İSTANBUL SÖZLEŞMESİ: DANIŞTAY İDARİ DAVA DAİRELERİ KURULU KARARI:

Danıştay İdari Dava Daireleri Kurulu (Kurul), İstanbul Sözleşmesi’nden “çıkışa” ilişkin Cumhurbaşkanı Kararının (CBK) “Yürütmesini Durdurmayı” (YD) reddetti. Kurul tarafından verilen bir karar olduğu için özel önem taşımaktadır ve YD açısından kesindir. Daha da önemlisi, kararın (şu aşamada basından okuduğumuz kadarıyla) gerekçesinden anladığımız kadarıyla Kurul; İstanbul Sözleşmesi’nden çıkış Kararını, anayasamıza uygun görmüş. Kurul, kararını 2 temel unsura dayandırıyor:

İSTANBUL SÖZLEŞMESİ MADDE 80:

Danıştay, şu yorumu yapıyor; İstanbul Sözleşmesi Madde 80, Cumhurbaşkanına Sözleşmeyi feshetme yetkisi veriyor.

Oysa, İstanbul Sözleşmesi Madde 80 şunu söylüyor: Taraflardan herhangi biri, Avrupa Konseyi Genel Sekreterine yapacağı bir bildirimle, herhangi bir zaman bu Sözleşmeyi feshedebilir”. Sözleşme (ve Avrupa Konseyi), ülkelerin kendi iç mevzuatına karışmıyor. İstanbul Sözleşmesi’nde, “Cumhurbaşkanı feshedebilir” gibi bir ifade asla yoktur: “Taraf” ülke feshedebilir diye düzenlemiştir sadece. Ayrıca, “bildirimi” herhangi bir makam yapabilir ve bu pratik olarak CB makamı da olabilir, ancak önemli olan çıkış kararının iç hukuka uygun olmasıdır: Bürokratik, basit bir konu olan “bildirimi” ve “çıkış kararı” hukuken ayrı hususlardır.

ANAYASA MADDE 104:

Danıştay, kararının esas gerekçesi olarak, Anayasamızda, Madde 104’teki şu ifadeyi temel alıyor: “[Cumhurbaşkanı], Milletlerarası anlaşmaları onaylar ve yayımlar”.

Ancak, Anayasamızın 90. Maddesine göre “usulüne göre yürürlüğe konulmuş milletlerarası anlaşmalar kanun hükmündedir”. İstanbul Sözleşmesi, 24 Kasım 2011 tarihinde oybirliği ile TBMM’de onaylanmıştır: 6251 Sayılı Kanun ile onaylanmıştır, artık yürürlüğe girmiş bir Kanundur.

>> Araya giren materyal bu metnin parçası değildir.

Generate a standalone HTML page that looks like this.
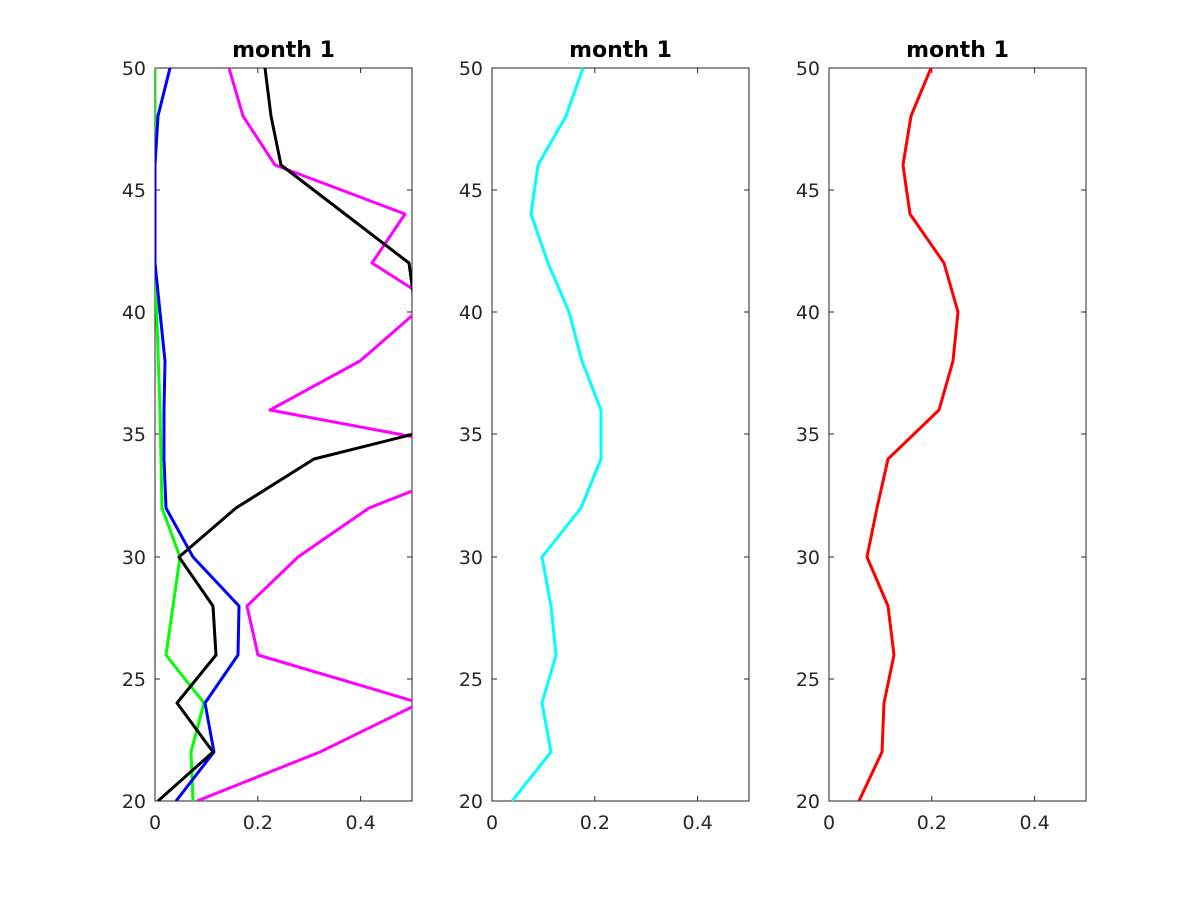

Anayasamız, Madde 87’ye göre de Kanunları “kaldırmak” (iptal etmek) münhasıran TBMM yetkisindedir. Nasıl ki yürürlüğe girmiş bir Kanunun uygulanması, CB Kararı ile sonlandırılamaz; kanun hükmünde, yürürlüğe girmiş, bir uluslararası anlaşma da CBK ile sonlandırılamaz. Kamu hukukunun en temel ilkelerinden: “Usulde paralellik” ilkesi gereği de durum böyledir.

Danıştay’ın temel hatası şu noktada: Bu mesele “yürütme yetkisindedir” diyor. Oysa, Anayasamızda, tek başına yürütmenin yetkisinde olan; TBMM onayı gerektirmeyen uluslararası anlaşmalar tanımlanmıştır (AY Mde. 90/3’te tarif edilirler): Bunlar özetle kısa vadeli veya teknik türden anlaşmalar. Bunlar tek başına yürütmenin yetkisinde olan anlaşmalardır. İşte bu tür anlaşmalardan CB Kararı ile (evet) çıkılabilir. Ama İstanbul Sözleşmesi’nden değil! [CB Kararının temeli olan, 9 No’lu Cumhurbaşkanlığı Kararnamesi Madde 3’ün kapsamı da sadece ve sadece bu tür anlaşmalar olabilir: AY Mde 104/17 gereği].

Danıştay’ın yorumu kabul görürse: Yarın sabah uyandığımızda bir CB Kararı ile Avrupa İnsan Hakları Sözleşmesi’nden veya aklınıza gelebilecek herhangi bir uluslararası sözleşmeden çıkmış olabiliriz. Böyle bir yorum TBMM iradesini yok saymaktır. Artık Cumhurbaşkanının (1 kişinin) iradesi TBMM iradesinin üzerindedir. Saygılarımla, Av. Ece Güner Toprak.